For some New Yorkers, climate change is a hoax. For others, it's real but the effects still don't register.

Andrew Rice takes a deep dive into the future of a New York City that will see its streets swell with water as the sea rises. Right now, a 100 year storm that produces a surge of six feet has about a one percent chance of happening each year. By 2050, if the patterns follow the estimates, those floods will become five times more likely.

As serious as New Yorkers can be about the problems of flooding, especially after Hurricane Sandy in 2012, most still aren't thinking about what the future entails. Rice says industries and societies continue to build, thinking we can fight nature.

After Sandy, Mayor Bloomberg pledged to direct some $20 billion in disaster aid into “climate resiliency” measures, such as flood-proofing buildings by moving mechanical equipment to upper floors.
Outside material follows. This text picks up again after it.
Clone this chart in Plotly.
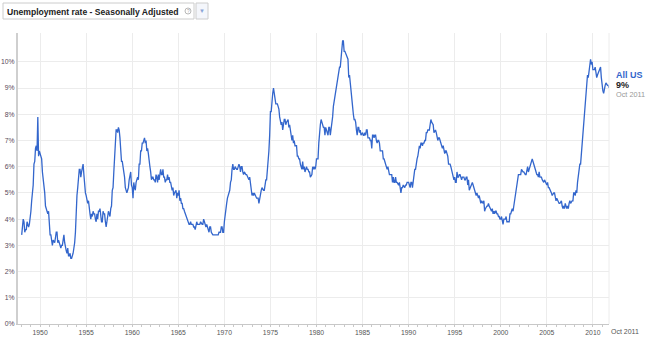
import plotly.graph_objects as go

# Monthly US unemployment rate (%), seasonally adjusted, Jan 1948 - Oct 2011
rate_1948_1949 = [
    3.4, 3.8, 4.0, 3.9, 3.5, 3.6, 3.6, 3.9, 3.8, 3.7, 3.8, 4.0,
    4.3, 4.7, 5.0, 5.3, 6.1, 6.2, 6.7, 6.8, 6.6, 7.9, 6.4, 6.6,
]
rate_1950s = [
    6.5, 6.4, 6.3, 5.8, 5.5, 5.4, 5.0, 4.5, 4.4, 4.2, 4.2, 4.3,
    3.7, 3.4, 3.4, 3.1, 3.0, 3.2, 3.1, 3.1, 3.3, 3.5, 3.5, 3.1,
    3.2, 3.1, 2.9, 2.9, 3.0, 3.0, 3.2, 3.4, 3.1, 3.0, 2.8, 2.7,
    2.9, 2.6, 2.6, 2.7, 2.5, 2.5, 2.6, 2.7, 2.9, 3.1, 3.5, 4.5,
    4.9, 5.2, 5.7, 5.9, 5.9, 5.6, 5.8, 6.0, 6.1, 5.7, 5.3, 5.0,
    4.9, 4.7, 4.6, 4.7, 4.3, 4.2, 4.0, 4.2, 4.1, 4.3, 4.2, 4.2,
    4.0, 3.9, 4.2, 4.0, 4.3, 4.3, 4.4, 4.1, 3.9, 3.9, 4.3, 4.2,
    4.2, 3.9, 3.7, 3.9, 4.1, 4.3, 4.2, 4.1, 4.4, 4.5, 5.1, 5.2,
    5.8, 6.4, 6.7, 7.4, 7.4, 7.3, 7.5, 7.4, 7.1, 6.7, 6.2, 6.2,
    6.0, 5.9, 5.6, 5.2, 5.1, 5.0, 5.1, 5.2, 5.5, 5.7, 5.8, 5.3,
]
rate_1960s = [
    5.2, 4.8, 5.4, 5.2, 5.1, 5.4, 5.5, 5.6, 5.5, 6.1, 6.1, 6.6,
    6.6, 6.9, 6.9, 7.0, 7.1, 6.9, 7.0, 6.6, 6.7, 6.5, 6.1, 6.0,
    5.8, 5.5, 5.6, 5.6, 5.5, 5.5, 5.4, 5.7, 5.6, 5.4, 5.7, 5.5,
    5.7, 5.9, 5.7, 5.7, 5.9, 5.6, 5.6, 5.4, 5.5, 5.5, 5.7, 5.5,
    5.6, 5.4, 5.4, 5.3, 5.1, 5.2, 4.9, 5.0, 5.1, 5.1, 4.8, 5.0,
    4.9, 5.1, 4.7, 4.8, 4.6, 4.6, 4.4, 4.4, 4.3, 4.2, 4.1, 4.0,
    4.0, 3.8, 3.8, 3.8, 3.9, 3.8, 3.8, 3.8, 3.7, 3.7, 3.6, 3.8,
    3.9, 3.8, 3.8, 3.8, 3.8, 3.9, 3.8, 3.8, 3.8, 4.0, 3.9, 3.8,
    3.7, 3.8, 3.7, 3.5, 3.5, 3.7, 3.7, 3.5, 3.4, 3.4, 3.4, 3.4,
    3.4, 3.4, 3.4, 3.4, 3.4, 3.5, 3.5, 3.5, 3.7, 3.7, 3.5, 3.5,
]
rate_1970s = [
    3.9, 4.2, 4.4, 4.6, 4.8, 4.9, 5.0, 5.1, 5.4, 5.5, 5.9, 6.1,
    5.9, 5.9, 6.0, 5.9, 5.9, 5.9, 6.0, 6.1, 6.0, 5.8, 6.0, 6.0,
    5.8, 5.7, 5.8, 5.7, 5.7, 5.7, 5.6, 5.6, 5.5, 5.6, 5.3, 5.2,
    4.9, 5.0, 4.9, 5.0, 4.9, 4.9, 4.8, 4.8, 4.8, 4.6, 4.8, 4.9,
    5.1, 5.2, 5.1, 5.1, 5.1, 5.4, 5.5, 5.5, 5.9, 6.0, 6.6, 7.2,
    8.1, 8.1, 8.6, 8.8, 9.0, 8.8, 8.6, 8.4, 8.4, 8.4, 8.3, 8.2,
    7.9, 7.7, 7.6, 7.7, 7.4, 7.6, 7.8, 7.8, 7.6, 7.7, 7.8, 7.8,
    7.5, 7.6, 7.4, 7.2, 7.0, 7.2, 6.9, 7.0, 6.8, 6.8, 6.8, 6.4,
    6.4, 6.3, 6.3, 6.1, 6.0, 5.9, 6.2, 5.9, 6.0, 5.8, 5.9, 6.0,
    5.9, 5.9, 5.8, 5.8, 5.6, 5.7, 5.7, 6.0, 5.9, 6.0, 5.9, 6.0,
]
rate_1980s = [
    6.3, 6.3, 6.3, 6.9, 7.5, 7.6, 7.8, 7.7, 7.5, 7.5, 7.5, 7.2,
    7.5, 7.4, 7.4, 7.2, 7.5, 7.5, 7.2, 7.4, 7.6, 7.9, 8.3, 8.5,
    8.6, 8.9, 9.0, 9.3, 9.4, 9.6, 9.8, 9.8, 10.1, 10.4, 10.8, 10.8,
    10.4, 10.4, 10.3, 10.2, 10.1, 10.1, 9.4, 9.5, 9.2, 8.8, 8.5, 8.3,
    8.0, 7.8, 7.8, 7.7, 7.4, 7.2, 7.5, 7.5, 7.3, 7.4, 7.2, 7.3,
    7.3, 7.2, 7.2, 7.3, 7.2, 7.4, 7.4, 7.1, 7.1, 7.1, 7.0, 7.0,
    6.7, 7.2, 7.2, 7.1, 7.2, 7.2, 7.0, 6.9, 7.0, 7.0, 6.9, 6.6,
    6.6, 6.6, 6.6, 6.3, 6.3, 6.2, 6.1, 6.0, 5.9, 6.0, 5.8, 5.7,
    5.7, 5.7, 5.7, 5.4, 5.6, 5.4, 5.4, 5.6, 5.4, 5.4, 5.3, 5.3,
    5.4, 5.2, 5.0, 5.2, 5.2, 5.3, 5.2, 5.2, 5.3, 5.3, 5.4, 5.4,
]
rate_1990s = [
    5.4, 5.3, 5.2, 5.4, 5.4, 5.2, 5.5, 5.7, 5.9, 5.9, 6.2, 6.3,
    6.4, 6.6, 6.8, 6.7, 6.9, 6.9, 6.8, 6.9, 6.9, 7.0, 7.0, 7.3,
    7.3, 7.4, 7.4, 7.4, 7.6, 7.8, 7.7, 7.6, 7.6, 7.3, 7.4, 7.4,
    7.3, 7.1, 7.0, 7.1, 7.1, 7.0, 6.9, 6.8, 6.7, 6.8, 6.6, 6.5,
    6.6, 6.6, 6.5, 6.4, 6.1, 6.1, 6.1, 6.0, 5.9, 5.8, 5.6, 5.5,
    5.6, 5.4, 5.4, 5.8, 5.6, 5.6, 5.7, 5.7, 5.6, 5.5, 5.6, 5.6,
    5.6, 5.5, 5.5, 5.6, 5.6, 5.3, 5.5, 5.1, 5.2, 5.2, 5.4, 5.4,
    5.3, 5.2, 5.2, 5.1, 4.9, 5.0, 4.9, 4.8, 4.9, 4.7, 4.6, 4.7,
    4.6, 4.6, 4.7, 4.3, 4.4, 4.5, 4.5, 4.5, 4.6, 4.5, 4.4, 4.4,
    4.3, 4.4, 4.2, 4.3, 4.2, 4.3, 4.3, 4.2, 4.2, 4.1, 4.1, 4.0,
]
rate_2000s = [
    4.0, 4.1, 4.0, 3.8, 4.0, 4.0, 4.0, 4.1, 3.9, 3.9, 3.9, 3.9,
    4.2, 4.2, 4.3, 4.4, 4.3, 4.5, 4.6, 4.9, 5.0, 5.3, 5.5, 5.7,
    5.7, 5.7, 5.7, 5.9, 5.8, 5.8, 5.8, 5.7, 5.7, 5.7, 5.9, 6.0,
    5.8, 5.9, 5.9, 6.0, 6.1, 6.3, 6.2, 6.1, 6.1, 6.0, 5.8, 5.7,
    5.7, 5.6, 5.8, 5.6, 5.6, 5.6, 5.5, 5.4, 5.4, 5.5, 5.4, 5.4,
    5.3, 5.4, 5.2, 5.2, 5.1, 5.0, 5.0, 4.9, 5.0, 5.0, 5.0, 4.9,
    4.7, 4.8, 4.7, 4.7, 4.6, 4.6, 4.7, 4.7, 4.5, 4.4, 4.5, 4.4,
    4.6, 4.5, 4.4, 4.5, 4.4, 4.6, 4.7, 4.6, 4.7, 4.7, 4.7, 5.0,
    5.0, 4.9, 5.1, 5.0, 5.4, 5.6, 5.8, 6.1, 6.1, 6.5, 6.8, 7.3,
    7.7, 8.2, 8.6, 8.9, 9.4, 9.5, 9.4, 9.7, 9.8, 10.1, 9.9, 10.0,
]
rate_2010s = [
    9.7, 9.7, 9.7, 9.8, 9.6, 9.4, 9.5, 9.6, 9.6, 9.7, 9.8, 9.4,
    9.0, 8.9, 8.8, 9.0, 9.1, 9.2, 9.1, 9.1, 9.1, 9.0,
]
start_year = 1948
x_tick_years = list(range(1950, 2011, 5))
y_tick_values = list(range(0, 11))
series_name = "All US"
latest_label = "9%"
latest_date = "Oct 2011"
title_text = "Unemployment rate - Seasonally Adjusted"

rates = (rate_1948_1949 + rate_1950s + rate_1960s + rate_1970s
         + rate_1980s + rate_1990s + rate_2000s + rate_2010s)
x_vals = [start_year + i / 12.0 for i in range(len(rates))]

W, H = 650, 337
L, R, T, B = 18, 609, 33, 324


def px(x):
    return (x - L) / (R - L)


def py(y):
    return (B - y) / (B - T)


FONT = "Arial, Liberation Sans, sans-serif"
BLUE = "#3366cc"

fig = go.Figure()
fig.add_trace(go.Scatter(x=x_vals, y=rates, mode="lines",
                         line=dict(color=BLUE, width=1.3),
                         name=series_name, showlegend=False,
                         hoverinfo="skip"))

fig.update_layout(
    width=W, height=H,
    margin=dict(l=L, r=W - R, t=T, b=H - B, pad=0),
    paper_bgcolor="white", plot_bgcolor="white",
    font=dict(family=FONT, size=7, color="#444"),
    showlegend=False,
    xaxis=dict(
        range=[1947.6, start_year + (len(rates) - 1) / 12.0],
        tickvals=x_tick_years, ticktext=[str(y) for y in x_tick_years],
        showgrid=True, gridcolor="#ececec", gridwidth=1,
        zeroline=False, showline=True, linecolor="#c8c8c8", linewidth=1,
        ticks="outside", ticklen=2, tickcolor="#c8c8c8",
        ticklabelstandoff=0,
        minor=dict(dtick=1, tick0=1948, ticks="outside", ticklen=2,
                   tickcolor="#c8c8c8", showgrid=False),
        tickfont=dict(size=6.8, color="#555"),
        automargin=False, fixedrange=True,
    ),
    yaxis=dict(
        range=[0, 11.1],
        tickvals=y_tick_values, ticktext=[f"{v}%" for v in y_tick_values],
        showgrid=True, gridcolor="#ececec", gridwidth=1,
        zeroline=False, showline=True, linecolor="#cfcfcf", linewidth=2,
        ticks="", tickfont=dict(size=6.8, color="#5a4a5a"),
        automargin=False, fixedrange=True,
    ),
)

shapes = [
    # right edge of plot
    dict(type="line", xref="paper", yref="paper", x0=1, x1=1, y0=0, y1=1,
         line=dict(color="#ececec", width=1)),
    # title box
    dict(type="rect", xref="paper", yref="paper",
         x0=px(3), x1=px(194), y0=py(19), y1=py(3),
         line=dict(color="#cccccc", width=1), fillcolor="white"),
    # dropdown button
    dict(type="rect", xref="paper", yref="paper",
         x0=px(196), x1=px(208), y0=py(19), y1=py(3),
         line=dict(color="#cccccc", width=1), fillcolor="#f4f6fb"),
    # help icon circle
    dict(type="circle", xref="paper", yref="paper",
         x0=px(185), x1=px(191), y0=py(14), y1=py(8),
         line=dict(color="#b8b8b8", width=1), fillcolor="white"),
]

annotations = [
    dict(text="<b>" + title_text + "</b>", xref="paper", yref="paper",
         x=px(5), y=py(11.5), xanchor="left", yanchor="middle",
         showarrow=False, font=dict(family=FONT, size=8.6, color="#222")),
    dict(text="?", xref="paper", yref="paper",
         x=px(188), y=py(11), xanchor="center", yanchor="middle",
         showarrow=False, font=dict(family=FONT, size=5, color="#aaa")),
    dict(text="▼", xref="paper", yref="paper",
         x=px(202), y=py(11), xanchor="center", yanchor="middle",
         showarrow=False, font=dict(family=FONT, size=6, color="#8aa4d6")),
    dict(text="<b>" + series_name + "</b>", xref="paper", yref="paper",
         x=px(614), y=py(75), xanchor="left", yanchor="middle",
         showarrow=False, font=dict(family=FONT, size=9, color=BLUE)),
    dict(text="<b>" + latest_label + "</b>", xref="paper", yref="paper",
         x=px(614), y=py(85), xanchor="left", yanchor="middle",
         showarrow=False, font=dict(family=FONT, size=9, color="#222")),
    dict(text=latest_date, xref="paper", yref="paper",
         x=px(614), y=py(94), xanchor="left", yanchor="middle",
         showarrow=False, font=dict(family=FONT, size=7.3, color="#999")),
    dict(text=latest_date, xref="paper", yref="paper",
         x=px(609), y=py(331), xanchor="left", yanchor="middle",
         showarrow=False, font=dict(family=FONT, size=7, color="#555")),
]

fig.update_layout(shapes=shapes, annotations=annotations)
fig.write_html("out.html", config={"displayModeBar": False})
In areas that were hit hard by the storm, many homeowners have taken advantage of a city program called “Build It Back,” reconstructing their houses high up on stilts. Beneath this defiant civic agenda is an old, blithe assumption that New York is too rich, too important, too tough, to ever give up an inch of real estate. “We still have essentially the gung ho, Wild West way of doing business in this country, where we think we are the master of nature,” Jacob said. “Fighting, building barriers, instead of accommodating the ocean.”

If sea-level rise reaches 2.5 feet, the floodplain for a hundred-year storm will expand to nearly a quarter of the city. The climate-change panel predicts that could happen by 2050, which still leaves some time for long-range planning. That is the kind of foresight that used to be New York’s specialty: The Commissioners’ Plan of 1811, for instance, established the street grid that defines Manhattan above Houston [Street] to this day. At present, however, the city appears to be unable to accept the fact that it faces an inevitable reckoning. The human tide is moving in the wrong direction, still marching toward the waterline.